STATED TASK:
Copy exactly the lines from the beginning of the data down to and including the line holding "import plotly.graph_objects as go", without any pictures.

RECORDED INFORMATION:
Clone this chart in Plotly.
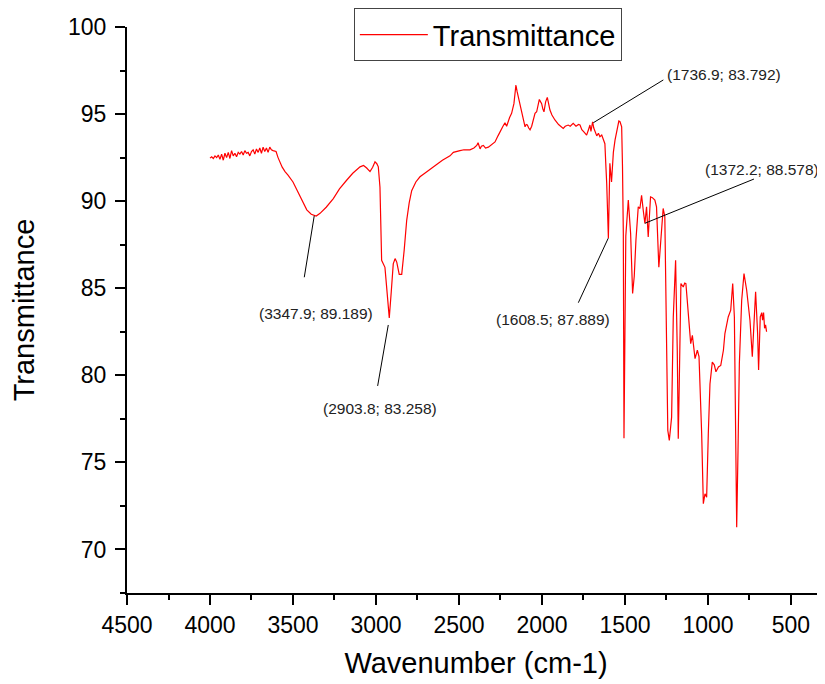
import plotly.graph_objects as go

# ---- data ----
wavenumber = [
    4000, 3990, 3980, 3970, 3960, 3950, 3940, 3930, 3920, 3910, 3900, 3890, 3880, 3870, 3860,
    3850, 3840, 3830, 3820, 3810, 3800, 3790, 3780, 3770, 3760, 3750, 3740, 3730, 3720, 3710,
    3700, 3690, 3680, 3670, 3660, 3650, 3640, 3630, 3620, 3602, 3590, 3578, 3565, 3548, 3530,
    3500, 3475, 3448, 3417, 3390, 3360, 3337, 3300, 3257, 3220, 3177, 3140, 3096, 3075, 3056,
    3036, 3020, 3006, 2995, 2986, 2976, 2966, 2946, 2935, 2920, 2908, 2896, 2885, 2875, 2860,
    2845, 2830, 2815, 2800, 2785, 2760, 2735, 2700, 2655, 2600, 2554, 2534, 2494, 2470, 2434,
    2410, 2393, 2385, 2373, 2365, 2353, 2340, 2323, 2300, 2283, 2265, 2253, 2235, 2223, 2213,
    2195, 2183, 2169, 2157, 2150, 2143, 2132, 2122, 2110, 2102, 2095, 2088, 2080, 2072, 2062,
    2052, 2042, 2032, 2024, 2016, 2008, 2002, 1995, 1988, 1978, 1968, 1960, 1952, 1940, 1922,
    1900, 1885, 1872, 1860, 1842, 1830, 1812, 1795, 1780, 1771, 1760, 1745, 1731, 1720, 1711,
    1705, 1695, 1688, 1681, 1670, 1660, 1651, 1640, 1631, 1621, 1615, 1610, 1600, 1591, 1581,
    1570, 1560, 1546, 1537, 1530, 1520, 1515, 1510, 1506, 1502, 1495, 1480, 1466, 1454, 1444,
    1434, 1420, 1410, 1400, 1390, 1380, 1370, 1360, 1346, 1335, 1320, 1310, 1296, 1283, 1270,
    1260, 1250, 1242, 1233, 1219, 1209, 1195, 1185, 1179, 1173, 1163, 1149, 1140, 1133, 1119,
    1104, 1094, 1078, 1064, 1054, 1038, 1028, 1018, 1008, 998, 988, 974, 962, 952, 937,
    923, 907, 898, 878, 863, 851, 841, 833, 827, 819, 811, 797, 783, 767, 747,
    733, 723, 713, 701, 695, 685, 676, 671, 665, 659, 653, 647,
]
transmittance = [
    92.47, 92.55, 92.45, 92.60, 92.50, 92.65, 92.40, 92.70, 92.35, 92.75, 92.50, 92.80, 92.45, 92.90, 92.60,
    92.75, 92.55, 92.80, 92.70, 92.85, 92.65, 92.90, 92.75, 92.80, 92.60, 92.85, 92.95, 92.70, 93.00, 92.80,
    93.05, 92.75, 93.10, 92.85, 93.05, 92.80, 93.10, 92.95, 92.90, 92.85, 92.50, 92.20, 91.95, 91.70, 91.50,
    91.10, 90.60, 90.06, 89.50, 89.25, 89.15, 89.30, 89.65, 90.15, 90.70, 91.20, 91.60, 91.97, 92.05, 91.90,
    91.70, 91.95, 92.26, 92.15, 91.97, 90.80, 86.60, 86.20, 85.00, 83.30, 84.80, 86.40, 86.70, 86.50, 85.80,
    85.80, 87.20, 88.90, 89.90, 90.60, 91.10, 91.40, 91.65, 91.97, 92.35, 92.60, 92.80, 92.90, 92.95, 92.95,
    93.05, 93.20, 93.35, 93.00, 93.15, 93.20, 93.05, 93.10, 93.30, 93.40, 93.75, 94.00, 94.30, 94.50, 94.30,
    94.80, 95.04, 95.60, 96.67, 96.30, 96.00, 95.60, 95.30, 94.60, 94.27, 94.40, 94.37, 94.20, 94.10, 94.30,
    94.70, 95.04, 95.13, 95.60, 95.84, 95.70, 95.60, 95.30, 95.13, 95.70, 95.96, 95.60, 95.23, 94.95, 94.66,
    94.40, 94.30, 94.18, 94.30, 94.37, 94.30, 94.47, 94.30, 94.40, 94.37, 94.10, 93.95, 93.79, 94.10, 94.37,
    94.00, 94.56, 94.20, 93.98, 93.75, 93.90, 93.70, 93.80, 93.50, 93.30, 92.00, 91.00, 87.87, 92.17, 91.10,
    92.80, 93.50, 94.27, 94.60, 94.56, 94.27, 92.00, 88.14, 76.38, 82.00, 88.00, 90.06, 88.14, 84.70, 85.70,
    87.76, 89.67, 89.58, 90.34, 89.48, 88.72, 89.67, 87.95, 90.25, 90.20, 90.06, 89.67, 86.20, 87.76, 89.58,
    89.10, 82.40, 76.84, 76.26, 77.60, 83.35, 86.60, 81.40, 76.36, 79.50, 85.27, 85.07, 85.30, 85.27, 83.74,
    81.82, 82.30, 80.96, 81.44, 81.07, 76.65, 72.63, 73.20, 73.00, 76.65, 79.50, 80.76, 80.60, 80.20, 80.48,
    80.57, 81.44, 82.40, 83.35, 83.74, 85.27, 83.35, 75.70, 71.28, 75.70, 80.66, 84.30, 85.84, 84.90, 83.16,
    81.07, 83.35, 84.80, 82.40, 80.30, 83.35, 83.60, 83.16, 83.60, 82.70, 82.90, 82.50,
]

# peak labels: text, point on curve (x, y), leader end (x, y), label centre (x, y)
peak_labels = ["(3347.9; 89.189)", "(2903.8; 83.258)", "(1608.5; 87.889)",
               "(1372.2; 88.578)", "(1736.9; 83.792)"]
peak_points = [(3372, 89.16), (2926, 82.89), (1601, 87.87), (1380, 88.73), (1691, 94.50)]
leader_ends = [(3432, 85.63), (2990, 79.39), (1781, 84.17), (723, 91.27), (1269, 96.96)]
label_centres = [(3361, 83.56), (2976, 78.11), (1932, 83.18), (673, 91.79), (904, 97.30)]

x_ticks = [4500, 4000, 3500, 3000, 2500, 2000, 1500, 1000, 500]
y_ticks = [70, 75, 80, 85, 90, 95, 100]

FONT = "Arial, Liberation Sans, sans-serif"

fig = go.Figure()
fig.add_trace(go.Scatter(
    x=wavenumber, y=transmittance, mode="lines", name="Transmittance",
    line=dict(color="#FF0000", width=1.2),
))

for txt, p, e, c in zip(peak_labels, peak_points, leader_ends, label_centres):
    fig.add_shape(type="line", x0=p[0], y0=p[1], x1=e[0], y1=e[1],
                  xref="x", yref="y", line=dict(color="black", width=1))
    fig.add_annotation(x=c[0], y=c[1], text=txt, showarrow=False,
                       xref="x", yref="y", xanchor="center", yanchor="middle",
                       font=dict(family=FONT, size=15.5, color="#222"))

# the page body adds an 8px offset, so the figure is 8px smaller and margins shifted
fig.update_layout(
    width=817, height=676,
    margin=dict(l=119, r=0, t=19, b=91, autoexpand=False),
    paper_bgcolor="white", plot_bgcolor="white",
    font=dict(family=FONT, color="black"),
    showlegend=True,
    legend=dict(x=0.325, y=1.033, xanchor="left", yanchor="top",
                bgcolor="white", bordercolor="#444", borderwidth=1,
                font=dict(family=FONT, size=29, color="black"),
                itemwidth=68),
)
fig.update_xaxes(
    range=[4500, 295], tickvals=x_ticks, ticks="outside", ticklen=10, tickwidth=2,
    tickcolor="black", showline=True, linewidth=2, linecolor="black",
    showgrid=False, zeroline=False, tickfont=dict(family=FONT, size=23),
    minor=dict(tickvals=[4250, 3750, 3250, 2750, 2250, 1750, 1250, 750, 250],
               ticks="outside", ticklen=5, tickwidth=2, tickcolor="black", showgrid=False),
    title=dict(text="Wavenumber (cm-1)", font=dict(family=FONT, size=29), standoff=16),
    automargin=False,
)
fig.update_yaxes(
    range=[67.5, 100], tickvals=y_ticks, ticks="outside", ticklen=10, tickwidth=2,
    tickcolor="black", showline=True, linewidth=2, linecolor="black",
    showgrid=False, zeroline=False, tickfont=dict(family=FONT, size=23),
    ticklabelstandoff=4,
    minor=dict(tickvals=[67.5, 72.5, 77.5, 82.5, 87.5, 92.5, 97.5],
               ticks="outside", ticklen=5, tickwidth=2, tickcolor="black", showgrid=False),
    title=dict(text="Transmittance", font=dict(family=FONT, size=29), standoff=28),
    automargin=False,
)

fig.write_html("out.html")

FINISHED EXERCISE:
Clone this chart in Plotly.
import plotly.graph_objects as go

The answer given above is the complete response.